— start of DATA SEGMENT —
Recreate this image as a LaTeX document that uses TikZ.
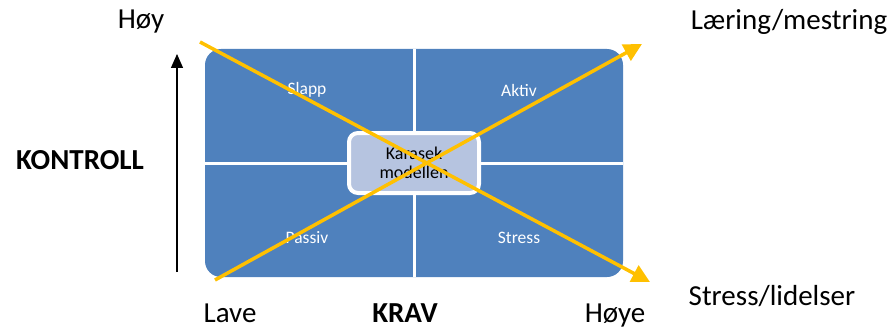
\documentclass[tikz,border=0pt]{standalone}
\usepackage{fontspec}
\setmainfont{Carlito}
\usetikzlibrary{arrows.meta}
\definecolor{qblue}{HTML}{4F81BD}
\definecolor{qlight}{HTML}{B6C4E0}
\definecolor{qorange}{HTML}{FFC000}
\tikzset{
  big/.style={font=\fontsize{29}{33}\selectfont, text=black, inner sep=0pt},
  bigb/.style={big, font=\fontsize{29}{33}\selectfont\bfseries},
  quad/.style={font=\fontsize{17.5}{20}\selectfont, text=white, inner sep=0pt},
  diag/.style={qorange, line width=3.5pt, -{Triangle[length=18pt,width=18pt]}, shorten >=0pt},
}
\begin{document}
\begin{tikzpicture}[x=1pt,y=-1pt]
\useasboundingbox (0,0) rectangle (892,329);
% main rounded block
\fill[qblue, rounded corners=16pt] (205,49) rectangle (623,277);
\draw[white, line width=3pt] (414,49) -- (414,277);
\draw[white, line width=3pt] (205,163) -- (623,163);
\node[draw=white, line width=4pt, fill=qlight, rounded corners=9pt, minimum width=130pt, minimum height=60pt, inner sep=0pt, align=center, font=\fontsize{18}{19}\selectfont] (center) at (414,163) {Karasek\\modellen};
% quadrant labels
\node[quad] (slapp) at (307,90) {Slapp};
\node[quad] (aktiv) at (519,90) {Aktiv};
\node[quad] (passiv) at (307,238) {Passiv};
\node[quad] (stress) at (519,238) {Stress};
% diagonals
\coordinate (d1s) at (200,42);
\coordinate (d1e) at (650,282);
\coordinate (d2s) at (215,280);
\coordinate (d2e) at (642,44);
\draw[diag] (d1s) -- (d1e);
\draw[diag] (d2s) -- (d2e);
% vertical axis arrow
\coordinate (as) at (177,272);
\coordinate (ae) at (177,54);
\draw[black, line width=1.3pt, -{Triangle[length=14pt,width=12pt]}] (as) -- (ae);
% labels
\node[big] (hoy) at (141,22) {Høy};
\node[big] (lm) at (789,22) {Læring/mestring};
\node[bigb] (kontroll) at (80,160) {KONTROLL};
\node[big] (sl) at (772,296) {Stress/lidelser};
\node[big, anchor=base] (lave) at (230,322) {Lave};
\node[bigb, anchor=base] (krav) at (405,322) {KRAV};
\node[big, anchor=base] (hoye) at (615,322) {Høye};
\end{tikzpicture}
\end{document}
— end of DATA SEGMENT —
Omit every picture, then reproduce the rest of the listing exactly.

Recreate this image as a LaTeX document that uses TikZ.
\documentclass[tikz,border=0pt]{standalone}
\usepackage{fontspec}
\setmainfont{Carlito}
\usetikzlibrary{arrows.meta}
\definecolor{qblue}{HTML}{4F81BD}
\definecolor{qlight}{HTML}{B6C4E0}
\definecolor{qorange}{HTML}{FFC000}
\tikzset{
  big/.style={font=\fontsize{29}{33}\selectfont, text=black, inner sep=0pt},
  bigb/.style={big, font=\fontsize{29}{33}\selectfont\bfseries},
  quad/.style={font=\fontsize{17.5}{20}\selectfont, text=white, inner sep=0pt},
  diag/.style={qorange, line width=3.5pt, -{Triangle[length=18pt,width=18pt]}, shorten >=0pt},
}
\begin{document}
\begin{tikzpicture}[x=1pt,y=-1pt]
\useasboundingbox (0,0) rectangle (892,329);
% main rounded block
\fill[qblue, rounded corners=16pt] (205,49) rectangle (623,277);
\draw[white, line width=3pt] (414,49) -- (414,277);
\draw[white, line width=3pt] (205,163) -- (623,163);
\node[draw=white, line width=4pt, fill=qlight, rounded corners=9pt, minimum width=130pt, minimum height=60pt, inner sep=0pt, align=center, font=\fontsize{18}{19}\selectfont] (center) at (414,163) {Karasek\\modellen};
% quadrant labels
\node[quad] (slapp) at (307,90) {Slapp};
\node[quad] (aktiv) at (519,90) {Aktiv};
\node[quad] (passiv) at (307,238) {Passiv};
\node[quad] (stress) at (519,238) {Stress};
% diagonals
\coordinate (d1s) at (200,42);
\coordinate (d1e) at (650,282);
\coordinate (d2s) at (215,280);
\coordinate (d2e) at (642,44);
\draw[diag] (d1s) -- (d1e);
\draw[diag] (d2s) -- (d2e);
% vertical axis arrow
\coordinate (as) at (177,272);
\coordinate (ae) at (177,54);
\draw[black, line width=1.3pt, -{Triangle[length=14pt,width=12pt]}] (as) -- (ae);
% labels
\node[big] (hoy) at (141,22) {Høy};
\node[big] (lm) at (789,22) {Læring/mestring};
\node[bigb] (kontroll) at (80,160) {KONTROLL};
\node[big] (sl) at (772,296) {Stress/lidelser};
\node[big, anchor=base] (lave) at (230,322) {Lave};
\node[bigb, anchor=base] (krav) at (405,322) {KRAV};
\node[big, anchor=base] (hoye) at (615,322) {Høye};
\end{tikzpicture}
\end{document}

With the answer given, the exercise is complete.